* EXCERPTED DATA:

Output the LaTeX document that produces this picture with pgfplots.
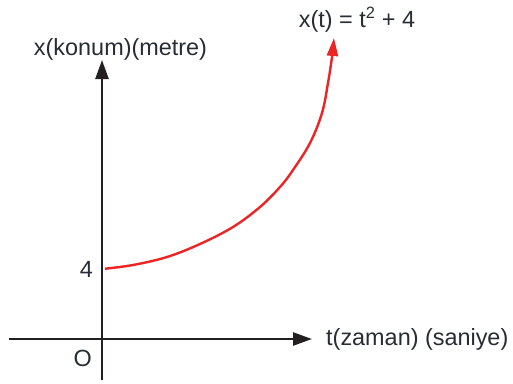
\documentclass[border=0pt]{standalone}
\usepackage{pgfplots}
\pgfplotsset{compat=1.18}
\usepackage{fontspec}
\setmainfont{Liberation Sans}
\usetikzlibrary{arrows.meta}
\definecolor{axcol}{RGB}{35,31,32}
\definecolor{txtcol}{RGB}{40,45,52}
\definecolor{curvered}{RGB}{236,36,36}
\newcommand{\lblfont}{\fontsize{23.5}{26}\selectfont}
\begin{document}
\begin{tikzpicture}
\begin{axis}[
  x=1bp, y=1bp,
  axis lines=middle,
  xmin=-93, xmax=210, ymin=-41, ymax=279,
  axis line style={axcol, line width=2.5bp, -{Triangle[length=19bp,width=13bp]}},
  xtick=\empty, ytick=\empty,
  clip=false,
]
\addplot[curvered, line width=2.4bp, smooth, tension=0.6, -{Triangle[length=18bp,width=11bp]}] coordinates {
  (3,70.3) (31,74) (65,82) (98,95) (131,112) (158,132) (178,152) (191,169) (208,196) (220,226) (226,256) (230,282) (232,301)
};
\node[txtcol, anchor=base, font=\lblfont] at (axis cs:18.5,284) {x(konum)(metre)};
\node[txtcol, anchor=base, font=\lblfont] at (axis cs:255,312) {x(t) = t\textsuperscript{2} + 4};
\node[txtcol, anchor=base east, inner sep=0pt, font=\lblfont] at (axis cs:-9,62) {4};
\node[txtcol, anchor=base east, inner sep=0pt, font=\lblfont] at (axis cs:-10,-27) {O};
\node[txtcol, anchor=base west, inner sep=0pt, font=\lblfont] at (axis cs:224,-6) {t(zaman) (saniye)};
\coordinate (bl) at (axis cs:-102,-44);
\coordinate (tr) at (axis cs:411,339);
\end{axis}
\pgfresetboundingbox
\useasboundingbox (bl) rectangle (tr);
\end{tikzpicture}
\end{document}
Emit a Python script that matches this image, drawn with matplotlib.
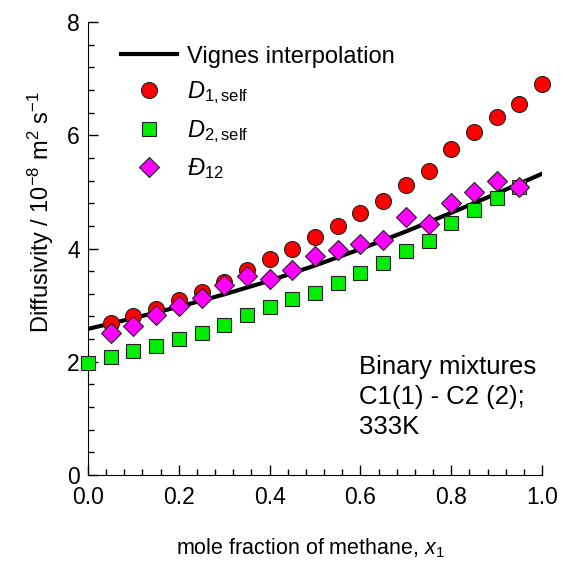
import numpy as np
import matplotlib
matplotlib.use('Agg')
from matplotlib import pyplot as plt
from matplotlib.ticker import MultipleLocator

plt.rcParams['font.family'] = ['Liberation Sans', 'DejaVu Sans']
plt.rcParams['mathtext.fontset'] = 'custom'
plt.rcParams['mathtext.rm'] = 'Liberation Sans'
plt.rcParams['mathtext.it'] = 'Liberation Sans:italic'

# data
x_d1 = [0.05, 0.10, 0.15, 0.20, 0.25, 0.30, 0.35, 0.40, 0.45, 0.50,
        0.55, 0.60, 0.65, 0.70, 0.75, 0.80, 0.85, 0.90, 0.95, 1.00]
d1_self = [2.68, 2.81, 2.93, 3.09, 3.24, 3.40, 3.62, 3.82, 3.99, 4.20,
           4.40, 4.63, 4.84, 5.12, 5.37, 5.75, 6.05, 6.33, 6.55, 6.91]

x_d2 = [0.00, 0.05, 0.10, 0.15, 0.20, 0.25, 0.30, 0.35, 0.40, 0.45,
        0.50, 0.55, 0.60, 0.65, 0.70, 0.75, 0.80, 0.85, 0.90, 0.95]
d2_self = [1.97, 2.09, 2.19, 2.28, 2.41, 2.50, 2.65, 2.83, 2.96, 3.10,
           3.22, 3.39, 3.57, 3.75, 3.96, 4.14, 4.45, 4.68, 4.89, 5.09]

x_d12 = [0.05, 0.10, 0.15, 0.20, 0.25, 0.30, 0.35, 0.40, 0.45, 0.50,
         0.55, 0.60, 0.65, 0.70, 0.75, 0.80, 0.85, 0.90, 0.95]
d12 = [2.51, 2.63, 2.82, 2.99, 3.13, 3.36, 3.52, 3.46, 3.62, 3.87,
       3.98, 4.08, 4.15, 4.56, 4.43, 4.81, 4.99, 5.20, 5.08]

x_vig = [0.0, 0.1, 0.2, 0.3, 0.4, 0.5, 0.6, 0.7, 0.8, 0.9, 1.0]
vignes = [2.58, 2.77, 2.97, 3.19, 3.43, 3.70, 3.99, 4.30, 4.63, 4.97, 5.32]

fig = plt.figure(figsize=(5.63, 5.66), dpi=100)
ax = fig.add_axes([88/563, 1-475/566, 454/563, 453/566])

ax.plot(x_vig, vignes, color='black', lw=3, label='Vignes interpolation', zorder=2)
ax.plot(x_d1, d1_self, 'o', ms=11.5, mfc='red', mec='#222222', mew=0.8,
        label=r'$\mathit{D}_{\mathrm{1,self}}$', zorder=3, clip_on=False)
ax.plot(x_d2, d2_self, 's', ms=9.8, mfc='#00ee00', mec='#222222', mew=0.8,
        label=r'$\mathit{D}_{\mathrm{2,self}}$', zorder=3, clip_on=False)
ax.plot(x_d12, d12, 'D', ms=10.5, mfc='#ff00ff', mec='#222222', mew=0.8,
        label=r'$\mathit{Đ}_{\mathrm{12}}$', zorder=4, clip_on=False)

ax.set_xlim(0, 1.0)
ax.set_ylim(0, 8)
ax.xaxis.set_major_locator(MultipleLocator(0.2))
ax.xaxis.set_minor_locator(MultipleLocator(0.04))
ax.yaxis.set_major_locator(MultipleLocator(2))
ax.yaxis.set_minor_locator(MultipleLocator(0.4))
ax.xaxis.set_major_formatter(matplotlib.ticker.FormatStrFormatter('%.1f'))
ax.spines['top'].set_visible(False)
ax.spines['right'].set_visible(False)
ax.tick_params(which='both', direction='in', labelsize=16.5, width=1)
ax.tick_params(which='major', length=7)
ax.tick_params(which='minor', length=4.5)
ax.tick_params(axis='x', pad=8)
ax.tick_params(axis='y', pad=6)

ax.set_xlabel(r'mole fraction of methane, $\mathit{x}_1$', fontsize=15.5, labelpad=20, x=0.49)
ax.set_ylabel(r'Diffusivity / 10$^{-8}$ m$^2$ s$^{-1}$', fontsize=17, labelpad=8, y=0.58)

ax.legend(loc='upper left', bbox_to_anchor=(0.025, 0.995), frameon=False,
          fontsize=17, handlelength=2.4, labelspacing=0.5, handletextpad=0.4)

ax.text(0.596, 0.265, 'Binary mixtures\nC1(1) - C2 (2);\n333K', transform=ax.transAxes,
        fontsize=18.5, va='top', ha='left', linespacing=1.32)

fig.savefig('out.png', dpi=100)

* EXERCISE DESCRIPTION:
Where a line contains the string "this", extract that line.

* TASK OUTPUT:
Output the LaTeX document that produces this picture with pgfplots.
Emit a Python script that matches this image, drawn with matplotlib.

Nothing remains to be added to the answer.